■ **Problem to work on**
Return every line of the records below verbatim, with no pictures in the copy.

■ **Material for this task**
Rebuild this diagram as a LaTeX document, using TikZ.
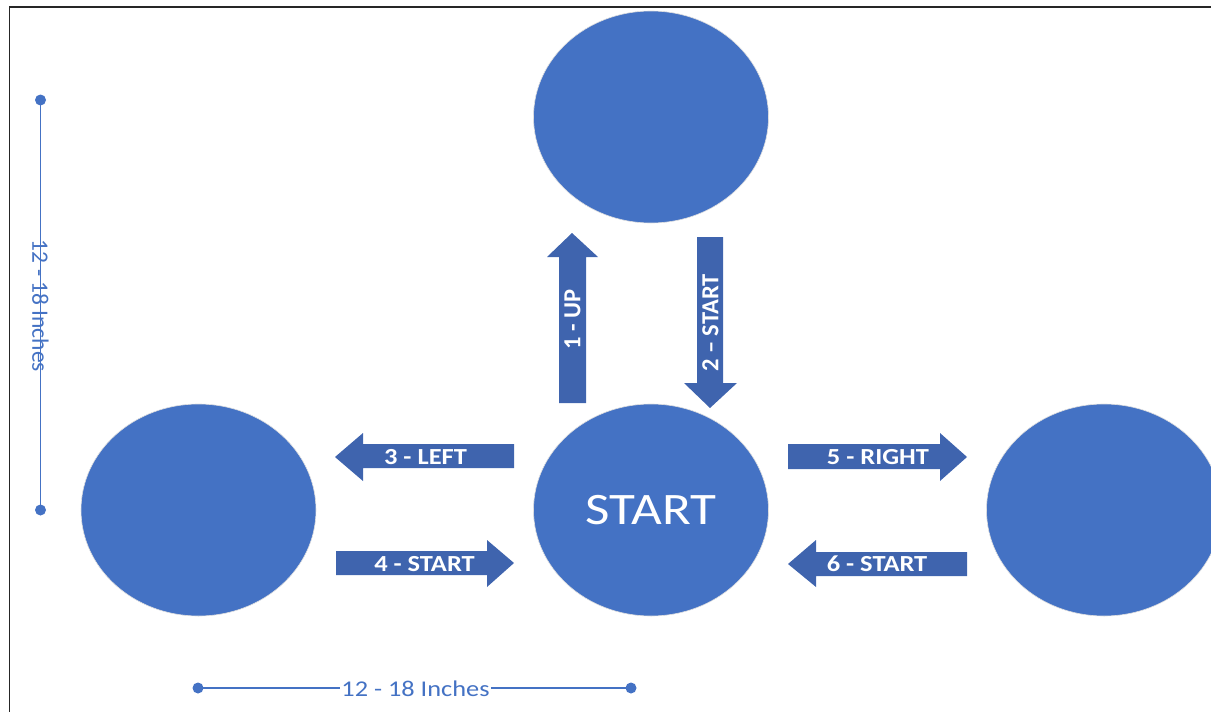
\documentclass[tikz,border=0pt]{standalone}
\usepackage{fontspec}
\setmainfont{Carlito}
\usetikzlibrary{shapes.geometric}
\definecolor{circblue}{RGB}{68,114,196}
\definecolor{arrblue}{RGB}{63,100,174}
\definecolor{dimblue}{RGB}{68,114,196}
\newcommand{\wide}[1]{\scalebox{1.15}[1]{#1}}
\tikzset{
  circ/.style={ellipse, fill=circblue, draw=white!75!gray, line width=0.6pt,
    minimum width=235pt, minimum height=212pt, inner sep=0pt, outer sep=0pt},
  blockarrow/.style={fill=arrblue, draw=none},
  arrlabel/.style={text=white, font=\bfseries\fontsize{23}{24}\selectfont, inner sep=0pt},
  varrlabel/.style={text=white, font=\bfseries\fontsize{24.5}{25}\selectfont, inner sep=0pt, rotate=90},
  dimline/.style={draw=dimblue, line width=1.5pt},
  dimdot/.style={fill=dimblue},
  dimlabel/.style={text=dimblue, fill=white, inner sep=1pt}
}
\begin{document}
\begin{tikzpicture}[x=1pt,y=-1pt]
\useasboundingbox (0,0) rectangle (1211,712);
\clip (0,0) rectangle (1211,712);
% frame
\draw[line width=1.8pt, black!85] (9.5,712) -- (9.5,7) -- (1211,7);
% circles
\node[circ] (top) at (651,117) {};
\node[circ, text=white, font=\fontsize{45}{48}\selectfont] (start) at (651,510) {\scalebox{1.18}[1]{START}};
\node[circ] (left) at (198.5,510) {};
\node[circ] (right) at (1104,510) {};
% 1 - UP
\fill[blockarrow] (559,403) -- (559,257) -- (547,257) -- (572,233) -- (598,257) -- (586,257) -- (586,403) -- cycle;
\node[varrlabel] (l1) at (572.5,319) {1 - UP};
% 2 - START
\fill[blockarrow] (697,237) -- (723,237) -- (723,383) -- (737,383) -- (710,408) -- (684,383) -- (697,383) -- cycle;
\node[varrlabel] (l2) at (710.5,323) {2 – START};
% 3 - LEFT
\fill[blockarrow] (514,444) -- (363,444) -- (363,433) -- (335,457) -- (363,481) -- (363,468) -- (514,468) -- cycle;
\node[arrlabel] (l3) at (425.5,457) {\wide{3 - LEFT}};
% 4 - START
\fill[blockarrow] (336,551) -- (487,551) -- (487,540) -- (514,563) -- (487,587) -- (487,575) -- (336,575) -- cycle;
\node[arrlabel] (l4) at (424.5,564) {\wide{4 - START}};
% 5 - RIGHT
\fill[blockarrow] (788,444) -- (940,444) -- (940,433) -- (967,457) -- (940,481) -- (940,469) -- (788,469) -- cycle;
\node[arrlabel] (l5) at (878,457) {\wide{5 - RIGHT}};
% 6 - START
\fill[blockarrow] (967,552) -- (816,552) -- (816,540) -- (788,564) -- (816,587) -- (816,576) -- (967,576) -- cycle;
\node[arrlabel] (l6) at (877,564) {\wide{6 - START}};
% vertical dimension
\coordinate (vt) at (40.5,100);
\coordinate (vb) at (40.5,510);
\node[dimlabel, rotate=-90, font=\fontsize{23.5}{24}\selectfont] (vlab) at (40.5,306) {12 - 18 Inches};
\draw[dimline] (vt) -- (vlab.east);
\draw[dimline] (vlab.west) -- (vb);
\fill[dimdot] (vt) circle (5.5);
\fill[dimdot] (vb) circle (5.5);
% horizontal dimension
\coordinate (hl) at (198,688);
\coordinate (hr) at (631,688);
\node[dimlabel, font=\fontsize{22.5}{24}\selectfont] (hlab) at (415.5,689) {\scalebox{1.17}[1]{12 - 18 Inches}};
\draw[dimline] (hl) -- (hlab.west |- hl);
\draw[dimline] (hlab.east |- hr) -- (hr);
\fill[dimdot] (hl) circle (5.5);
\fill[dimdot] (hr) circle (5.5);
\end{tikzpicture}
\end{document}
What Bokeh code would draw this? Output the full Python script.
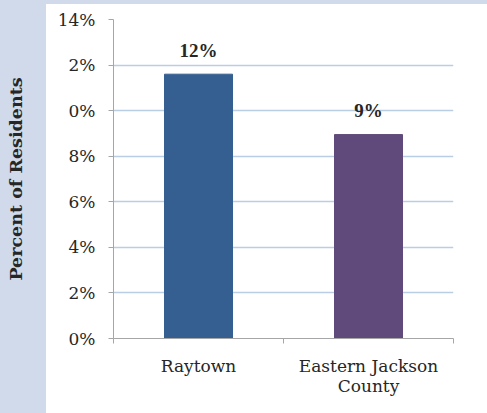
from bokeh.plotting import figure
from bokeh.models import Range1d, FixedTicker, ColumnDataSource
from bokeh.embed import file_html
from bokeh.resources import INLINE

categories = ["Raytown", "Eastern Jackson\nCounty"]
values = [11.6, 8.95]
value_labels = ["12%", "9%"]
colors = ["#365F91", "#604A7B"]
y_ticks = [0, 2, 4, 6, 8, 10, 12, 14]
y_tick_labels = ["0%", "2%", "4%", "6%", "8%", "0%", "2%", "14%"]

FONT = "DejaVu Serif"
BAND = "#D0DAEA"
TXT = "#262626"

xpos = [i + 0.5 for i in range(len(categories))]

p = figure(width=487, height=413, output_backend="svg", toolbar_location=None,
           x_range=Range1d(0, len(categories)), y_range=Range1d(0, 14),
           min_border_left=113, min_border_right=34, min_border_top=19,
           min_border_bottom=75)
p.border_fill_color = None
p.background_fill_color = "white"
p.outline_line_color = None
p.styles = {
    "background": f"linear-gradient(to bottom, {BAND} 4px, transparent 4px), "
                  f"linear-gradient(to right, {BAND} 46px, white 46px)"
}

src = ColumnDataSource(dict(x=xpos, top=values, color=colors, label=value_labels))
p.vbar(x="x", top="top", width=0.4, bottom=0, color="color", source=src)
p.text(x="x", y="top", text="label", source=src, text_align="center",
       text_baseline="alphabetic", y_offset=-24, text_font=FONT,
       text_font_size="19px", text_font_style="bold", text_color=TXT)

# axes
yax = p.yaxis[0]
yax.ticker = FixedTicker(ticks=y_ticks, minor_ticks=[])
yax.major_label_overrides = {t: l for t, l in zip(y_ticks, y_tick_labels)}
yax.axis_line_color = "#A6A6A6"
yax.major_tick_line_color = "#A6A6A6"
yax.major_tick_out = 5
yax.major_tick_in = 0
yax.minor_tick_line_color = None
yax.major_label_text_font = FONT
yax.major_label_text_font_size = "17px"
yax.major_label_text_color = TXT
yax.major_label_standoff = 13
yax.axis_label = "Percent of Residents"
yax.axis_label_text_font = FONT
yax.axis_label_text_font_size = "17.5px"
yax.axis_label_text_font_style = "bold"
yax.axis_label_text_color = TXT
yax.axis_label_standoff = 29

xax = p.xaxis[0]
xax.ticker = FixedTicker(ticks=xpos, minor_ticks=[0, 1, 2])
xax.major_label_overrides = {x: c for x, c in zip(xpos, categories)}
xax.axis_line_color = "#A6A6A6"
xax.major_tick_line_color = None
xax.major_tick_out = 0
xax.major_tick_in = 0
xax.minor_tick_line_color = "#A6A6A6"
xax.minor_tick_out = 5
xax.minor_tick_in = 0
xax.major_label_text_font = FONT
xax.major_label_text_font_size = "17px"
xax.major_label_text_color = TXT
xax.major_label_text_line_height = 1.0
xax.major_label_standoff = 12

p.xgrid.grid_line_color = None
p.ygrid.ticker = FixedTicker(ticks=y_ticks[1:])
p.ygrid.grid_line_color = "#B9CDE5"
p.ygrid.grid_line_width = 1.5

open("out.html", "w").write(file_html(p, INLINE))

■ **Solution to the problem**
Rebuild this diagram as a LaTeX document, using TikZ.
\documentclass[tikz,border=0pt]{standalone}
\usepackage{fontspec}
\setmainfont{Carlito}
\usetikzlibrary{shapes.geometric}
\definecolor{circblue}{RGB}{68,114,196}
\definecolor{arrblue}{RGB}{63,100,174}
\definecolor{dimblue}{RGB}{68,114,196}
\newcommand{\wide}[1]{\scalebox{1.15}[1]{#1}}
\tikzset{
  circ/.style={ellipse, fill=circblue, draw=white!75!gray, line width=0.6pt,
    minimum width=235pt, minimum height=212pt, inner sep=0pt, outer sep=0pt},
  blockarrow/.style={fill=arrblue, draw=none},
  arrlabel/.style={text=white, font=\bfseries\fontsize{23}{24}\selectfont, inner sep=0pt},
  varrlabel/.style={text=white, font=\bfseries\fontsize{24.5}{25}\selectfont, inner sep=0pt, rotate=90},
  dimline/.style={draw=dimblue, line width=1.5pt},
  dimdot/.style={fill=dimblue},
  dimlabel/.style={text=dimblue, fill=white, inner sep=1pt}
}
\begin{document}
\begin{tikzpicture}[x=1pt,y=-1pt]
\useasboundingbox (0,0) rectangle (1211,712);
\clip (0,0) rectangle (1211,712);
% frame
\draw[line width=1.8pt, black!85] (9.5,712) -- (9.5,7) -- (1211,7);
% circles
\node[circ] (top) at (651,117) {};
\node[circ, text=white, font=\fontsize{45}{48}\selectfont] (start) at (651,510) {\scalebox{1.18}[1]{START}};
\node[circ] (left) at (198.5,510) {};
\node[circ] (right) at (1104,510) {};
% 1 - UP
\fill[blockarrow] (559,403) -- (559,257) -- (547,257) -- (572,233) -- (598,257) -- (586,257) -- (586,403) -- cycle;
\node[varrlabel] (l1) at (572.5,319) {1 - UP};
% 2 - START
\fill[blockarrow] (697,237) -- (723,237) -- (723,383) -- (737,383) -- (710,408) -- (684,383) -- (697,383) -- cycle;
\node[varrlabel] (l2) at (710.5,323) {2 – START};
% 3 - LEFT
\fill[blockarrow] (514,444) -- (363,444) -- (363,433) -- (335,457) -- (363,481) -- (363,468) -- (514,468) -- cycle;
\node[arrlabel] (l3) at (425.5,457) {\wide{3 - LEFT}};
% 4 - START
\fill[blockarrow] (336,551) -- (487,551) -- (487,540) -- (514,563) -- (487,587) -- (487,575) -- (336,575) -- cycle;
\node[arrlabel] (l4) at (424.5,564) {\wide{4 - START}};
% 5 - RIGHT
\fill[blockarrow] (788,444) -- (940,444) -- (940,433) -- (967,457) -- (940,481) -- (940,469) -- (788,469) -- cycle;
\node[arrlabel] (l5) at (878,457) {\wide{5 - RIGHT}};
% 6 - START
\fill[blockarrow] (967,552) -- (816,552) -- (816,540) -- (788,564) -- (816,587) -- (816,576) -- (967,576) -- cycle;
\node[arrlabel] (l6) at (877,564) {\wide{6 - START}};
% vertical dimension
\coordinate (vt) at (40.5,100);
\coordinate (vb) at (40.5,510);
\node[dimlabel, rotate=-90, font=\fontsize{23.5}{24}\selectfont] (vlab) at (40.5,306) {12 - 18 Inches};
\draw[dimline] (vt) -- (vlab.east);
\draw[dimline] (vlab.west) -- (vb);
\fill[dimdot] (vt) circle (5.5);
\fill[dimdot] (vb) circle (5.5);
% horizontal dimension
\coordinate (hl) at (198,688);
\coordinate (hr) at (631,688);
\node[dimlabel, font=\fontsize{22.5}{24}\selectfont] (hlab) at (415.5,689) {\scalebox{1.17}[1]{12 - 18 Inches}};
\draw[dimline] (hl) -- (hlab.west |- hl);
\draw[dimline] (hlab.east |- hr) -- (hr);
\fill[dimdot] (hl) circle (5.5);
\fill[dimdot] (hr) circle (5.5);
\end{tikzpicture}
\end{document}
What Bokeh code would draw this? Output the full Python script.
from bokeh.plotting import figure
from bokeh.models import Range1d, FixedTicker, ColumnDataSource
from bokeh.embed import file_html
from bokeh.resources import INLINE

categories = ["Raytown", "Eastern Jackson\nCounty"]
values = [11.6, 8.95]
value_labels = ["12%", "9%"]
colors = ["#365F91", "#604A7B"]
y_ticks = [0, 2, 4, 6, 8, 10, 12, 14]
y_tick_labels = ["0%", "2%", "4%", "6%", "8%", "0%", "2%", "14%"]

FONT = "DejaVu Serif"
BAND = "#D0DAEA"
TXT = "#262626"

xpos = [i + 0.5 for i in range(len(categories))]

p = figure(width=487, height=413, output_backend="svg", toolbar_location=None,
           x_range=Range1d(0, len(categories)), y_range=Range1d(0, 14),
           min_border_left=113, min_border_right=34, min_border_top=19,
           min_border_bottom=75)
p.border_fill_color = None
p.background_fill_color = "white"
p.outline_line_color = None
p.styles = {
    "background": f"linear-gradient(to bottom, {BAND} 4px, transparent 4px), "
                  f"linear-gradient(to right, {BAND} 46px, white 46px)"
}

src = ColumnDataSource(dict(x=xpos, top=values, color=colors, label=value_labels))
p.vbar(x="x", top="top", width=0.4, bottom=0, color="color", source=src)
p.text(x="x", y="top", text="label", source=src, text_align="center",
       text_baseline="alphabetic", y_offset=-24, text_font=FONT,
       text_font_size="19px", text_font_style="bold", text_color=TXT)

# axes
yax = p.yaxis[0]
yax.ticker = FixedTicker(ticks=y_ticks, minor_ticks=[])
yax.major_label_overrides = {t: l for t, l in zip(y_ticks, y_tick_labels)}
yax.axis_line_color = "#A6A6A6"
yax.major_tick_line_color = "#A6A6A6"
yax.major_tick_out = 5
yax.major_tick_in = 0
yax.minor_tick_line_color = None
yax.major_label_text_font = FONT
yax.major_label_text_font_size = "17px"
yax.major_label_text_color = TXT
yax.major_label_standoff = 13
yax.axis_label = "Percent of Residents"
yax.axis_label_text_font = FONT
yax.axis_label_text_font_size = "17.5px"
yax.axis_label_text_font_style = "bold"
yax.axis_label_text_color = TXT
yax.axis_label_standoff = 29

xax = p.xaxis[0]
xax.ticker = FixedTicker(ticks=xpos, minor_ticks=[0, 1, 2])
xax.major_label_overrides = {x: c for x, c in zip(xpos, categories)}
xax.axis_line_color = "#A6A6A6"
xax.major_tick_line_color = None
xax.major_tick_out = 0
xax.major_tick_in = 0
xax.minor_tick_line_color = "#A6A6A6"
xax.minor_tick_out = 5
xax.minor_tick_in = 0
xax.major_label_text_font = FONT
xax.major_label_text_font_size = "17px"
xax.major_label_text_color = TXT
xax.major_label_text_line_height = 1.0
xax.major_label_standoff = 12

p.xgrid.grid_line_color = None
p.ygrid.ticker = FixedTicker(ticks=y_ticks[1:])
p.ygrid.grid_line_color = "#B9CDE5"
p.ygrid.grid_line_width = 1.5

open("out.html", "w").write(file_html(p, INLINE))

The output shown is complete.